Prompt: Tally the lines holding the word "this" and state the count by itself.

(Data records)
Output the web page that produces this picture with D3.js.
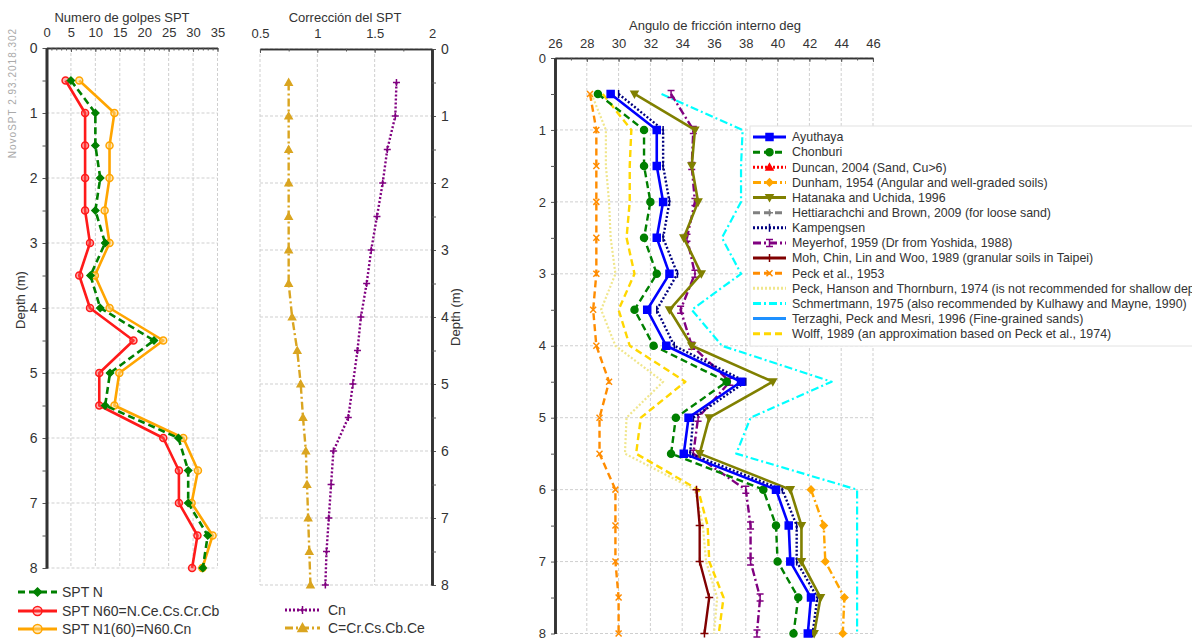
<!DOCTYPE html>
<html>
<head>
<meta charset="utf-8">
<script src="https://cdn.jsdelivr.net/npm/d3@7"></script>
<style>
  body { margin: 0; background: #fff; }
  svg { font-family: "Liberation Sans", Arial, sans-serif; }
</style>
</head>
<body>
<script>
// sizes
var w = 1192;
var h = 639;

// depths (m)
var depths = [0.5, 1, 1.5, 2, 2.5, 3, 3.5, 4, 4.5, 5, 5.5, 6, 6.5, 7, 7.5, 8];
var depthsDeep = [6, 6.5, 7, 7.5, 8];
var depthTicks = [0, 1, 2, 3, 4, 5, 6, 7, 8];

// panel 1: SPT blow counts
var sptTicks = [0, 5, 10, 15, 20, 25, 30, 35];
var sptN = [5, 10, 10, 11, 10, 12, 9, 11, 22, 13, 12, 27, 29, 29, 33, 32];
var sptN60 = [3.9, 7.9, 7.9, 7.9, 7.9, 8.9, 6.7, 8.9, 17.8, 10.8, 10.8, 23.9, 27.1, 27.1, 30.9, 29.8];
var sptN160 = [6.7, 13.9, 12.9, 12.9, 11.9, 12.9, 9.9, 12.9, 23.9, 14.9, 13.9, 28, 31, 29.7, 34, 31.9];

// panel 2: corrections
var corrTicks = [0.5, 1, 1.5, 2];
var cn = [1.69, 1.68, 1.61, 1.57, 1.52, 1.47, 1.43, 1.38, 1.35, 1.31, 1.27, 1.14, 1.12, 1.10, 1.08, 1.07];
var cProd = [0.75, 0.75, 0.75, 0.75, 0.75, 0.75, 0.75, 0.78, 0.825, 0.855, 0.875, 0.90, 0.91, 0.92, 0.93, 0.94];

// panel 3: friction angle (deg)
var phiTicks = [26, 28, 30, 32, 34, 36, 38, 40, 42, 44, 46];
var ayuthaya = [29.5, 32.4, 32.4, 32.8, 32.4, 33.2, 31.8, 33.0, 37.7, 34.4, 34.1, 39.9, 40.7, 40.8, 42.1, 41.9];
var chonburi = [28.7, 31.6, 31.6, 32.0, 31.6, 32.4, 31.0, 32.2, 36.8, 33.6, 33.3, 39.1, 39.9, 40.0, 41.3, 41.0];
var duncan = [];
var dunham = [42.1, 42.9, 43.0, 44.2, 44.1];
var hatanaka = [31.0, 34.8, 34.6, 35.0, 34.1, 35.2, 33.2, 34.6, 39.7, 35.7, 35.1, 40.8, 41.5, 41.5, 42.7, 42.3];
var hettiarachchi = [];
var kampengsen = [30.0, 32.8, 32.8, 33.2, 32.8, 33.7, 32.4, 33.5, 38.0, 34.7, 34.5, 40.3, 41.2, 41.2, 42.5, 42.2];
var meyerhof = [33.3, 34.7, 34.6, 34.8, 34.3, 34.8, 33.9, 34.6, 37.0, 35.0, 34.7, 38.0, 38.3, 38.3, 38.9, 38.7];
var moh = [34.9, 35.1, 35.1, 35.7, 35.4];
var peck1953 = [28.2, 28.6, 28.6, 28.6, 28.6, 28.6, 28.4, 28.6, 29.4, 28.8, 28.8, 29.8, 29.8, 29.8, 30.0, 30.0];
var peckHT = [28.3, 29.2, 29.2, 29.4, 29.5, 29.8, 28.9, 29.8, 32.8, 30.5, 30.4, 34.8, 35.3, 35.5, 36.2, 36.0];
var schmertmann = [32.7, 37.8, 37.7, 37.7, 36.5, 37.7, 34.6, 36.5, 43.4, 38.3, 37.4, 45, 45, 45, 45, 45];
var terzaghi = [];
var wolff = [29.0, 30.8, 30.7, 30.7, 30.5, 31.0, 30.0, 30.7, 34.2, 31.4, 31.1, 35.0, 35.6, 35.7, 36.6, 36.3];

var DASH = "7,4", DOT = "2,2", DASHDOT = "8,3,2,3";

var svg = d3.select("body")
            .append("svg")
            .attr("width", w)
            .attr("height", h);

// marker shapes as path strings
function markerPath(type, s) {
    if (type == "diamond") return "M0," + (-s) + "L" + s + ",0L0," + s + "L" + (-s) + ",0Z";
    if (type == "square") return "M" + (-s) + "," + (-s) + "H" + s + "V" + s + "H" + (-s) + "Z";
    if (type == "tri") return "M0," + (-s) + "L" + s + "," + (s * 0.8) + "L" + (-s) + "," + (s * 0.8) + "Z";
    if (type == "tridown") return "M0," + s + "L" + s + "," + (-s * 0.8) + "L" + (-s) + "," + (-s * 0.8) + "Z";
    if (type == "plus") return "M" + (-s) + ",0H" + s + "M0," + (-s) + "V" + s;
    if (type == "x") return "M" + (-s) + "," + (-s) + "L" + s + "," + s + "M" + s + "," + (-s) + "L" + (-s) + "," + s;
    if (type == "vtick") return "M0," + (-s) + "V" + s;
    if (type == "ibeam") return "M" + (-s) + "," + (-s) + "H" + s + "M0," + (-s) + "V" + s + "M" + (-s) + "," + s + "H" + s;
    if (type == "circle") return d3.symbol(d3.symbolCircle, Math.PI * s * s)();
    return null;
}

function drawMarker(g, type, x, y, s, color, fill) {
    var p = markerPath(type, s);
    if (!p) return;
    var filled = (type == "diamond" || type == "square" || type == "tri" || type == "tridown" || type == "circle");
    g.append("path")
        .attr("d", p)
        .attr("transform", "translate(" + x + "," + y + ")")
        .attr("fill", filled ? (fill || color) : "none")
        .attr("stroke", color)
        .attr("stroke-width", 1.5);
}

// grid + axes of one panel
function frame(x, y, xTicks, xMinor, yAxisSide, xPad, yFont) {
    var g = svg.append("g");
    var x0 = x.range()[0], x1 = x.range()[1];
    var y0 = y.range()[0], y1 = y.range()[1];

    g.selectAll(".vg").data(xTicks).enter().append("line")
        .attr("x1", function(d) { return x(d); })
        .attr("x2", function(d) { return x(d); })
        .attr("y1", y0).attr("y2", y1)
        .attr("stroke", "#cfcfcf").attr("stroke-dasharray", "3,2");

    g.selectAll(".hg").data(depthTicks).enter().append("line")
        .attr("x1", x0).attr("x2", x1)
        .attr("y1", function(d) { return y(d); })
        .attr("y2", function(d) { return y(d); })
        .attr("stroke", "#cfcfcf").attr("stroke-dasharray", "3,2");

    // top axis
    var top = g.append("g").attr("transform", "translate(0," + y0 + ")");
    top.call(d3.axisTop(x).tickValues(xTicks).tickSize(-4).tickSizeOuter(0).tickPadding(xPad).tickFormat(d3.format("~g")));
    top.append("g").call(d3.axisTop(x).tickValues(xMinor).tickSize(-2.5).tickSizeOuter(0).tickFormat(""));
    top.selectAll("text").attr("font-size", "13px").attr("fill", "#333").attr("font-family", null);
    top.selectAll("path.domain").attr("stroke", "#333").attr("stroke-width", 1.6);
    top.selectAll("line").attr("stroke", "#555");

    // depth axis
    var ax = yAxisSide == "left" ? d3.axisLeft(y) : d3.axisRight(y);
    var axMinor = yAxisSide == "left" ? d3.axisLeft(y) : d3.axisRight(y);
    var side = g.append("g").attr("transform", "translate(" + (yAxisSide == "left" ? x0 : x1) + ",0)");
    side.call(ax.tickValues(depthTicks).tickSize(4).tickSizeOuter(0).tickPadding(5).tickFormat(d3.format("d")));
    side.append("g").call(axMinor.tickValues(d3.range(0.5, 8, 1)).tickSize(4).tickSizeOuter(0).tickFormat(""));
    side.selectAll("text").attr("font-size", yFont).attr("fill", "#333").attr("font-family", null);
    side.selectAll("path.domain").attr("stroke", "#333").attr("stroke-width", 2.6);
    side.selectAll("line").attr("stroke", "#555");
    return g;
}

function series(g, x, y, ys, xs, color, width, dash, mark, ms, fill) {
    var pts = ys.map(function(d, i) { return [xs[i], d]; });
    var line = d3.line().x(function(d) { return x(d[0]); }).y(function(d) { return y(d[1]); });
    g.append("path").datum(pts)
        .attr("d", line)
        .attr("fill", "none")
        .attr("stroke", color)
        .attr("stroke-width", width)
        .attr("stroke-dasharray", dash)
        .attr("stroke-linejoin", "round");
    pts.forEach(function(p) { drawMarker(g, mark, x(p[0]), y(p[1]), ms, color, fill); });
}

function legendRow(g, x1, x2, yy, color, width, dash, mark, ms, fill, label, fs, tx) {
    g.append("line").attr("x1", x1).attr("x2", x2).attr("y1", yy).attr("y2", yy)
        .attr("stroke", color).attr("stroke-width", width).attr("stroke-dasharray", dash);
    drawMarker(g, mark, (x1 + x2) / 2, yy, ms, color, fill);
    g.append("text").attr("x", tx).attr("y", yy).attr("dy", "0.35em")
        .attr("font-size", fs).attr("fill", "#333").text(label);
}

// ---------- panel 1 ----------
var xA = d3.scaleLinear().domain([0, 35]).range([46.5, 217.5]);
var yA = d3.scaleLinear().domain([0, 8]).range([48, 568]);
var gA = frame(xA, yA, sptTicks, d3.range(0, 36, 1), "left", 11, "14px");

series(gA, xA, yA, depths, sptN60, "#ff1a1a", 2.6, null, "circle", 3.5, "rgba(255,80,80,0.45)");
series(gA, xA, yA, depths, sptN160, "#ffa500", 2.6, null, "circle", 3.5, "rgba(255,210,120,0.5)");
series(gA, xA, yA, depths, sptN, "#008000", 2.6, DASH, "diamond", 3.5);

svg.append("text").attr("x", 122).attr("y", 22).attr("text-anchor", "middle")
    .attr("font-size", "13px").attr("fill", "#333").text("Numero de golpes SPT");
svg.append("text").attr("transform", "translate(25,300) rotate(-90)").attr("text-anchor", "middle")
    .attr("font-size", "13px").attr("fill", "#333").text("Depth (m)");
svg.append("text").attr("transform", "translate(16,93) rotate(-90)").attr("text-anchor", "middle")
    .attr("font-size", "10px").attr("letter-spacing", "1px").attr("fill", "#aaa").text("NovoSPT 2.93.2018.302");

var legA = svg.append("g");
legendRow(legA, 18, 57, 592, "#008000", 3, DASH, "diamond", 4, null, "SPT N", "14px", 62);
legendRow(legA, 18, 57, 611, "#ff1a1a", 3, null, "circle", 4.5, "rgba(255,80,80,0.3)", "SPT N60=N.Ce.Cs.Cr.Cb", "14px", 62);
legendRow(legA, 18, 57, 629, "#ffa500", 3, null, "circle", 4.5, "rgba(255,210,120,0.5)", "SPT N1(60)=N60.Cn", "14px", 62);

// ---------- panel 2 ----------
var xB = d3.scaleLinear().domain([0.5, 2]).range([260, 432]);
var yB = d3.scaleLinear().domain([0, 8]).range([49, 585]);
var gB = frame(xB, yB, corrTicks, d3.range(0.5, 2.01, 0.25), "right", 11, "14px");

series(gB, xB, yB, depths, cn, "#800080", 2.4, DOT, "plus", 3.5);
series(gB, xB, yB, depths, cProd, "#daa520", 2.4, DASHDOT, "tri", 3.5);

svg.append("text").attr("x", 345).attr("y", 22).attr("text-anchor", "middle")
    .attr("font-size", "13px").attr("fill", "#333").text("Corrección del SPT");
svg.append("text").attr("transform", "translate(460,317) rotate(-90)").attr("text-anchor", "middle")
    .attr("font-size", "13px").attr("fill", "#333").text("Depth (m)");

var legB = svg.append("g");
legendRow(legB, 285, 320, 610, "#800080", 3, DOT, "plus", 4, null, "Cn", "14px", 328);
legendRow(legB, 285, 320, 628, "#daa520", 3, DASHDOT, "tri", 4.5, null, "C=Cr.Cs.Cb.Ce", "14px", 328);

// ---------- panel 3 ----------
var xC = d3.scaleLinear().domain([26, 46]).range([555, 873]);
var yC = d3.scaleLinear().domain([0, 8]).range([58, 633.5]);
var gC = frame(xC, yC, phiTicks, d3.range(26, 46.01, 1), "left", 10, "13px");

svg.append("text").attr("x", 715).attr("y", 30).attr("text-anchor", "middle")
    .attr("font-size", "13px").attr("fill", "#333").text("Angulo de fricción interno deg");

var phiSeries = [
    {name: "Ayuthaya", v: ayuthaya, d: depths, c: "#0000ff", w: 2.6, dash: null, m: "square", ms: 3.5},
    {name: "Chonburi", v: chonburi, d: depths, c: "#008000", w: 2.4, dash: DASH, m: "circle", ms: 3.5},
    {name: "Duncan, 2004 (Sand, Cu>6)", v: duncan, d: depths, c: "#ff0000", w: 2.4, dash: DOT, m: "tri", ms: 3.5},
    {name: "Dunham, 1954 (Angular and well-graded soils)", v: dunham, d: depthsDeep, c: "#ffa500", w: 2.4, dash: DASHDOT, m: "diamond", ms: 3.5},
    {name: "Hatanaka and Uchida, 1996", v: hatanaka, d: depths, c: "#808000", w: 2.6, dash: null, m: "tridown", ms: 3.5},
    {name: "Hettiarachchi and Brown, 2009 (for loose sand)", v: hettiarachchi, d: depths, c: "#808080", w: 2.4, dash: DASH, m: "plus", ms: 3.5},
    {name: "Kampengsen", v: kampengsen, d: depths, c: "#000080", w: 2.4, dash: DOT, m: "vtick", ms: 4},
    {name: "Meyerhof, 1959 (Dr from Yoshida, 1988)", v: meyerhof, d: depths, c: "#800080", w: 2.4, dash: DASHDOT, m: "ibeam", ms: 3.5},
    {name: "Moh, Chin, Lin and Woo, 1989 (granular soils in Taipei)", v: moh, d: depthsDeep, c: "#800000", w: 2.4, dash: null, m: "plus", ms: 4},
    {name: "Peck et al., 1953", v: peck1953, d: depths, c: "#ff8c00", w: 2.4, dash: DASH, m: "x", ms: 3},
    {name: "Peck, Hanson and Thornburn, 1974 (is not recommended for shallow depths)", v: peckHT, d: depths, c: "#f0e68c", w: 2.2, dash: DOT, m: null, ms: 0},
    {name: "Schmertmann, 1975 (also recommended by Kulhawy and Mayne, 1990)", v: schmertmann, d: depths, c: "#00ffff", w: 2.2, dash: DASHDOT, m: null, ms: 0},
    {name: "Terzaghi, Peck and Mesri, 1996 (Fine-grained sands)", v: terzaghi, d: depths, c: "#1e90ff", w: 2.6, dash: null, m: null, ms: 0},
    {name: "Wolff, 1989 (an approximation based on Peck et al., 1974)", v: wolff, d: depths, c: "#ffd700", w: 2.4, dash: DASH, m: null, ms: 0}
];

phiSeries.slice().reverse().forEach(function(s) {
    if (s.v.length) series(gC, xC, yC, s.d, s.v, s.c, s.w, s.dash, s.m, s.ms);
});

var legC = svg.append("g");
legC.append("rect").attr("x", 750).attr("y", 126).attr("width", 460).attr("height", 220)
    .attr("fill", "#fff").attr("stroke", "#e2e2e2");
phiSeries.forEach(function(s, i) {
    legendRow(legC, 753, 786, 137 + i * 15.13, s.c, 3, s.dash, s.m, s.ms, null, s.name, "12.4px", 792);
});
</script>
</body>
</html>
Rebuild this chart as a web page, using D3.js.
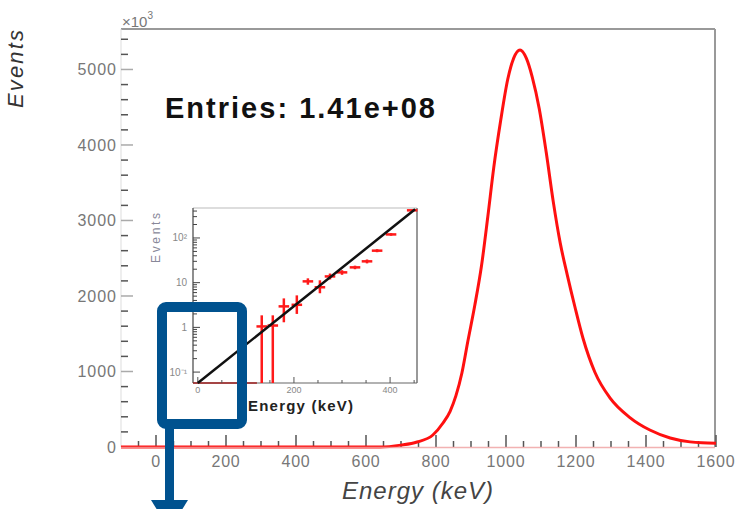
<!DOCTYPE html>
<html>
<head>
<meta charset="utf-8">
<script src="https://cdn.jsdelivr.net/npm/d3@7"></script>
<style>
  body { margin: 0; background: #fff; }
  svg { display: block; font-family: "Liberation Sans", Arial, sans-serif; }
</style>
</head>
<body>
<div id="chart"></div>
<script>
// main histogram (Events in units of 10^3)
var energy = [-100, 640, 700, 746, 791, 820, 840, 857, 874, 891, 911, 930, 948, 965, 985, 1005, 1022, 1040,
  1058, 1075, 1095, 1115, 1135, 1155, 1175, 1197, 1220, 1254, 1297, 1354, 1411, 1469, 1526, 1560, 1600];
var events = [0, 0, 25, 66, 159, 318, 470, 680, 980, 1400, 1880, 2400, 3050, 3700, 4330, 4870, 5150, 5258,
  5150, 4900, 4480, 3900, 3250, 2700, 2280, 1854, 1440, 990, 650, 390, 225, 120, 68, 55, 50];
var xTicks = [0, 200, 400, 600, 800, 1000, 1200, 1400, 1600];
var yTicks = [0, 1000, 2000, 3000, 4000, 5000];

// inset: low-energy part, log scale
var insetE = [133, 156, 179, 206, 229, 254, 275, 300, 327, 352, 373, 402, 446];
var insetV = [1.05, 1.1, 2.95, 3.2, 10.7, 7.9, 13.8, 17, 22, 30, 52, 120, 415];
var insetLo = [0.057, 0.057, 1.3, 2.0, 9.0, 5.8, 11.8, 15, 20, 27, 48, 112, 400];
var insetHi = [1.86, 1.86, 4.45, 5.2, 12.5, 11.3, 16, 19, 24, 33, 56, 128, 430];
var fitE = [0, 452];
var fitV = [0.057, 437];
var insetXTicks = [0, 200, 400];
var insetYTicks = [0.1, 1, 10, 100];
var insetYLabels = ["10⁻¹", "1", "10", "10²"];

var svgWidth = 739;
var svgHeight = 509;

var svg = d3.select("#chart").append("svg")
  .attr("width", svgWidth)
  .attr("height", svgHeight);

// main scales
var x = d3.scaleLinear().domain([-100, 1600]).range([121, 716]);
var y = d3.scaleLinear().domain([0, 5536]).range([447, 29]);

// frame top / right
svg.append("line").attr("x1", 121).attr("x2", 715).attr("y1", 29).attr("y2", 29)
  .attr("stroke", "#999").attr("stroke-width", 2);
svg.append("line").attr("x1", 715).attr("x2", 715).attr("y1", 29).attr("y2", 447)
  .attr("stroke", "#999").attr("stroke-width", 2);
// left axis line (faint)
svg.append("line").attr("x1", 121).attr("x2", 121).attr("y1", 29).attr("y2", 447)
  .attr("stroke", "#ddd").attr("stroke-width", 1);

// y ticks (inside)
var yMinor = d3.range(0, 5500, 200);
svg.append("g").selectAll("line").data(yMinor).enter().append("line")
  .attr("x1", 121)
  .attr("x2", d => d % 1000 === 0 ? 133 : 128)
  .attr("y1", d => y(d)).attr("y2", d => y(d))
  .attr("stroke", d => d % 1000 === 0 ? "#aaa" : "#555")
  .attr("stroke-width", 1.5);

svg.append("g").selectAll("text").data(yTicks).enter().append("text")
  .attr("x", 117)
  .attr("y", d => y(d) + 6)
  .attr("text-anchor", "end")
  .attr("font-size", 16)
  .attr("letter-spacing", 1)
  .attr("fill", "#777")
  .text(d => d);

// x ticks (inside)
var xMinor = d3.range(-50, 1601, 50);
svg.append("g").selectAll("line").data(xMinor).enter().append("line")
  .attr("x1", d => x(d)).attr("x2", d => x(d))
  .attr("y1", 447)
  .attr("y2", d => d % 200 === 0 ? 435 : 441)
  .attr("stroke", "#555")
  .attr("stroke-width", 1.5);

svg.append("g").selectAll("text").data(xTicks).enter().append("text")
  .attr("x", d => x(d))
  .attr("y", 467)
  .attr("text-anchor", "middle")
  .attr("font-size", 16)
  .attr("letter-spacing", 0.8)
  .attr("fill", "#777")
  .text(d => d);

// exponent label
var expo = svg.append("text").attr("x", 122).attr("y", 27).attr("font-size", 15).attr("fill", "#777");
expo.append("tspan").text("×10");
expo.append("tspan").attr("dy", -8).attr("font-size", 10).text("3");

// histogram curve
var line = d3.line()
  .x((d, i) => x(energy[i]))
  .y(d => y(d))
  .curve(d3.curveMonotoneX);

svg.append("path")
  .datum(events)
  .attr("d", line)
  .attr("fill", "none")
  .attr("stroke", "#ff1010")
  .attr("stroke-width", 3);

// bottom axis line on top of the zero part
svg.append("line").attr("x1", 121).attr("x2", 715).attr("y1", 447.5).attr("y2", 447.5)
  .attr("stroke", "#f0a0a0").attr("stroke-width", 1.5).attr("opacity", 0.8);

// axis titles
svg.append("text")
  .attr("transform", "translate(23,69) rotate(-90)")
  .attr("text-anchor", "middle")
  .attr("font-size", 22)
  .attr("font-style", "italic")
  .attr("fill", "#333")
  .attr("textLength", 78)
  .text("Events");

svg.append("text")
  .attr("x", 342)
  .attr("y", 499)
  .attr("font-size", 24)
  .attr("font-style", "italic")
  .attr("fill", "#444")
  .attr("textLength", 151)
  .text("Energy (keV)");

svg.append("text")
  .attr("x", 165)
  .attr("y", 118)
  .attr("font-size", 29)
  .attr("font-weight", "bold")
  .attr("fill", "#111")
  .attr("textLength", 270)
  .text("Entries: 1.41e+08");

// ---------- inset ----------
var ix = d3.scaleLinear().domain([-10, 456]).range([193, 417]);
var iy = d3.scaleLog().domain([0.057, 468]).range([383, 208]);

var inset = svg.append("g");
inset.append("rect").attr("x", 193).attr("y", 208).attr("width", 224).attr("height", 175)
  .attr("fill", "#fff");
inset.append("line").attr("x1", 193).attr("x2", 417).attr("y1", 208).attr("y2", 208)
  .attr("stroke", "#bbb").attr("stroke-width", 1);
inset.append("line").attr("x1", 417).attr("x2", 417).attr("y1", 208).attr("y2", 383)
  .attr("stroke", "#999").attr("stroke-width", 2);
inset.append("line").attr("x1", 193).attr("x2", 193).attr("y1", 208).attr("y2", 383)
  .attr("stroke", "#444").attr("stroke-width", 1.2);
inset.append("line").attr("x1", 193).attr("x2", 417).attr("y1", 383).attr("y2", 383)
  .attr("stroke", "#666").attr("stroke-width", 1.2);
// zero bins before first point
inset.append("line").attr("x1", ix(-10)).attr("x2", ix(insetE[0] - 10)).attr("y1", 383).attr("y2", 383)
  .attr("stroke", "#a02020").attr("stroke-width", 1.5);

// inset y ticks (log)
var iyMinor = [];
[0.1, 1, 10, 100].forEach(function(dec) {
  for (var k = 1; k < 10; k++) {
    if (dec * k <= 468) iyMinor.push(dec * k);
  }
});
inset.append("g").selectAll("line").data(iyMinor).enter().append("line")
  .attr("x1", 193)
  .attr("x2", (d, i) => i % 9 === 0 ? 200 : 197)
  .attr("y1", d => iy(d)).attr("y2", d => iy(d))
  .attr("stroke", "#444").attr("stroke-width", 1);

inset.append("g").selectAll("text").data(insetYTicks).enter().append("text")
  .attr("x", 187)
  .attr("y", d => iy(d) + 3.5)
  .attr("text-anchor", "end")
  .attr("font-size", 10)
  .attr("fill", "#888")
  .text((d, i) => insetYLabels[i]);

// inset x ticks
var ixMinor = d3.range(0, 456, 50);
inset.append("g").selectAll("line").data(ixMinor).enter().append("line")
  .attr("x1", d => ix(d)).attr("x2", d => ix(d))
  .attr("y1", 383)
  .attr("y2", d => d % 200 === 0 ? 377 : 380)
  .attr("stroke", "#555").attr("stroke-width", 1);

inset.append("g").selectAll("text").data(insetXTicks).enter().append("text")
  .attr("x", d => ix(d))
  .attr("y", 393)
  .attr("text-anchor", "middle")
  .attr("font-size", 9)
  .attr("fill", "#888")
  .text(d => d);

inset.append("text")
  .attr("transform", "translate(160,238) rotate(-90)")
  .attr("text-anchor", "middle")
  .attr("font-size", 12)
  .attr("fill", "#889")
  .attr("textLength", 50)
  .text("Events");

inset.append("text")
  .attr("x", 248)
  .attr("y", 411)
  .attr("font-size", 15)
  .attr("font-weight", "bold")
  .attr("fill", "#222")
  .attr("textLength", 105)
  .text("Energy (keV)");

// error bars
var pts = inset.append("g").selectAll("g").data(insetV).enter().append("g");
pts.append("line")
  .attr("x1", (d, i) => ix(insetE[i])).attr("x2", (d, i) => ix(insetE[i]))
  .attr("y1", (d, i) => iy(insetLo[i])).attr("y2", (d, i) => iy(insetHi[i]))
  .attr("stroke", "#ff1a1a").attr("stroke-width", 2.5);
pts.append("line")
  .attr("x1", (d, i) => ix(insetE[i] - 11)).attr("x2", (d, i) => ix(insetE[i] + 11))
  .attr("y1", d => iy(d)).attr("y2", d => iy(d))
  .attr("stroke", "#ff1a1a").attr("stroke-width", 2.5);

// fit line
inset.append("path")
  .datum(fitV)
  .attr("d", d3.line().x((d, i) => ix(fitE[i])).y(d => iy(d)))
  .attr("fill", "none")
  .attr("stroke", "#111")
  .attr("stroke-width", 2.5);

// ---------- annotation box + arrow ----------
var blue = "#00528f";
svg.append("rect")
  .attr("x", 162).attr("y", 307).attr("width", 80).attr("height", 117)
  .attr("rx", 4)
  .attr("fill", "none")
  .attr("stroke", blue)
  .attr("stroke-width", 10);
svg.append("rect")
  .attr("x", 165).attr("y", 428).attr("width", 9).attr("height", 74)
  .attr("fill", blue);
svg.append("path")
  .attr("d", "M151,500 L188,500 L169.5,530 Z")
  .attr("fill", blue);
</script>
</body>
</html>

The reply: 2